In contrast to infrared systems that detect sources of heat but blur surrounding objects, the Lexus system projects basically a clear, black-and-white television picture of everything nearly 500 feet ahead of the vehicle — including trees, boulders and road edges. During a late-night run from Lake Tahoe to Sacramento on Highway 50, I was able to clearly see sharp curves and various woodland features way before my eyes could see them.
Simply put, NVS is an enormous safety aid. It truly could be a lifesaver.
Grumbles on the LX 470? Well, it pains to see fuel-economy ratings of 13 mpg in the city and 17 mpg on the highway. A typical driver is likely to pay more than $1,600 a year for gasoline; a busy traveler is going to spend enough in a year to buy that Night Vision System.
The LX 470 tips the scales at about 1,000 pounds more than the GX 470, which means that the 4.7-liter V-8 has to work much harder to move the former. From a standing start, the GX 470 is much more satisfying in the performance department.

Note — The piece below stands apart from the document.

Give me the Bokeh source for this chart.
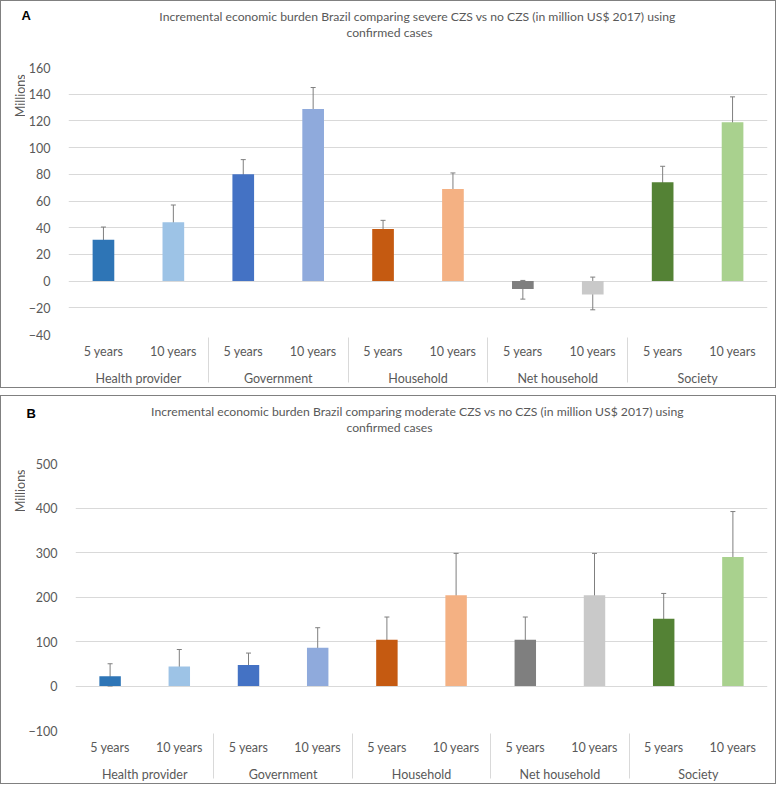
import math
from bokeh.plotting import figure
from bokeh.models import (ColumnDataSource, FactorRange, Range1d, Whisker, Label,
                          FixedTicker, TeeHead)
from bokeh.layouts import column, row
from bokeh.embed import file_html
from bokeh.resources import INLINE

# ---------------- data ----------------
groups = ["Health provider", "Government", "Household", "Net household", "Society"]
periods = ["5 years", "10 years"]
bar_colors = ["#2E75B6", "#9DC3E6", "#4472C4", "#8FAADC", "#C55A11",
              "#F4B183", "#7F7F7F", "#C9C9C9", "#548235", "#A9D18E"]

severe_values = [31, 44, 80, 129, 39, 69, -6, -10, 74, 119]
severe_lower = [24, 34, 71, 115, 31.5, 57.5, -13.5, -21.5, 63, 102]
severe_upper = [40.5, 57, 91, 145, 45.5, 81, 0.5, 3, 86, 138]
severe_ticks = [-40, -20, 0, 20, 40, 60, 80, 100, 120, 140, 160]

moderate_values = [22, 44, 47, 86, 104, 204, 104, 204, 151, 290]
moderate_lower = [0, 16, 24, 48, 58, 124, 58, 124, 100, 200]
moderate_upper = [50, 82, 74, 131, 155, 298, 155, 298, 208, 392]
moderate_ticks = [-100, 0, 100, 200, 300, 400, 500]

title_a = ["Incremental economic burden Brazil comparing severe CZS vs no CZS (in million US$ 2017) using",
           "confirmed cases"]
title_b = ["Incremental economic burden Brazil comparing moderate CZS vs no CZS (in million US$ 2017) using",
           "confirmed cases"]
unit_label = "Millions"

FONT = "Lato"
TXT = "#595959"
EDGE = "1px solid #808080"
W = 776          # inner width of a panel
STRIP = 25       # width of the strip holding the unit label
RIGHT, FH, BOTTOM, MTOP = 9, 267, 54, 10


def blank(width, height, styles):
    f = figure(width=width, height=height, output_backend="svg", toolbar_location=None,
               x_range=Range1d(0, width), y_range=Range1d(height, 0),
               x_axis_type=None, y_axis_type=None,
               min_border_left=0, min_border_right=0, min_border_top=0, min_border_bottom=0)
    f.outline_line_color = None
    f.xgrid.visible = False
    f.ygrid.visible = False
    f.background_fill_color = "white"
    f.border_fill_color = "white"
    f.styles = styles
    return f


def panel(letter, titles, vals, lows, highs, ticks, left, head_h, letter_pos, unit_y):
    # ---- header: panel letter and two-line title ----
    hd = blank(W, head_h, {"border-top": EDGE, "border-left": EDGE, "border-right": EDGE})
    hd.add_layout(Label(x=letter_pos[0], y=letter_pos[1], text=letter,
                        text_font="Liberation Sans", text_font_style="bold",
                        text_font_size="13px", text_color="black", text_baseline="middle"))
    hd.add_layout(Label(x=416, y=14.5, text=titles[0], text_font=FONT, text_font_size="12.2px",
                        text_color=TXT, text_align="center", text_baseline="middle"))
    hd.add_layout(Label(x=388, y=31, text=titles[1], text_font=FONT, text_font_size="12.2px",
                        text_color=TXT, text_align="center", text_baseline="middle"))

    mh = MTOP + FH + BOTTOM
    # ---- strip with unit label ----
    st = blank(STRIP, mh, {"border-left": EDGE, "border-bottom": EDGE})
    st.add_layout(Label(x=18.5, y=unit_y, text=unit_label, angle=math.pi / 2,
                        text_font=FONT, text_font_size="12.5px", text_color=TXT,
                        text_align="center", text_baseline="middle"))

    # ---- main chart ----
    factors = [(g, p) for g in groups for p in periods]
    src = ColumnDataSource(dict(x=factors, top=vals, lower=lows, upper=highs, color=bar_colors))
    p = figure(width=W - STRIP, height=mh, output_backend="svg", toolbar_location=None,
               x_range=FactorRange(*factors, factor_padding=0, group_padding=0, range_padding=0),
               y_range=Range1d(ticks[0], ticks[-1]),
               min_border_left=left - STRIP, min_border_right=RIGHT,
               min_border_top=MTOP, min_border_bottom=BOTTOM)
    p.styles = {"border-right": EDGE, "border-bottom": EDGE}
    p.outline_line_color = None
    p.background_fill_color = "white"
    p.border_fill_color = "white"
    p.vbar(x="x", top="top", bottom=0, width=0.31, color="color", source=src, line_color=None)
    w = Whisker(base="x", upper="upper", lower="lower", source=src,
                line_color="#7F7F7F", line_width=1,
                upper_head=TeeHead(size=5, line_color="#7F7F7F", line_width=1),
                lower_head=TeeHead(size=5, line_color="#7F7F7F", line_width=1))
    p.add_layout(w)

    p.xgrid.grid_line_color = None
    p.ygrid.grid_line_color = "#D9D9D9"
    p.ygrid.grid_line_width = 1
    p.yaxis.ticker = FixedTicker(ticks=ticks)
    p.yaxis.axis_line_color = None
    p.yaxis.major_tick_line_color = None
    p.yaxis.minor_tick_line_color = None
    p.yaxis.major_label_text_font = FONT
    p.yaxis.major_label_text_font_size = "12.5px"
    p.yaxis.major_label_text_color = TXT
    p.yaxis.major_label_standoff = 12

    xa = p.xaxis[0]
    xa.axis_line_color = None
    xa.major_tick_line_color = None
    xa.major_tick_out = 0
    xa.major_tick_in = 0
    xa.major_label_text_font = FONT
    xa.major_label_text_font_size = "12.5px"
    xa.major_label_text_color = TXT
    xa.major_label_standoff = 9
    xa.group_text_font = FONT
    xa.group_text_font_size = "12.5px"
    xa.group_text_color = TXT
    xa.group_text_font_style = "normal"
    xa.separator_line_color = "#D9D9D9"
    xa.separator_line_width = 1
    return column(hd, row(st, p))


pa = panel("A", title_a, severe_values, severe_lower, severe_upper, severe_ticks,
           61, 57, (20, 14), 35)
pb = panel("B", title_b, moderate_values, moderate_lower, moderate_upper, moderate_ticks,
           65, 58, (25, 17), 34)

layout = column(pa, pb, spacing=7)
open("out.html", "w").write(file_html(layout, INLINE))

All things considered, it boils down to choice. As for me, I’d probably take the GX 470 as a vehicle that gives me plenty of what I need on the roadways. My guess is that many dedicated SUV drivers looking to move up in class will feel the same way.
If you want the whole Lexus experience and are fortunate enough to have the financial juice to swing it, the LX 470 should absolutely please you.
Whatever the choice, Lexus’ SUV lineup is now more loaded than ever.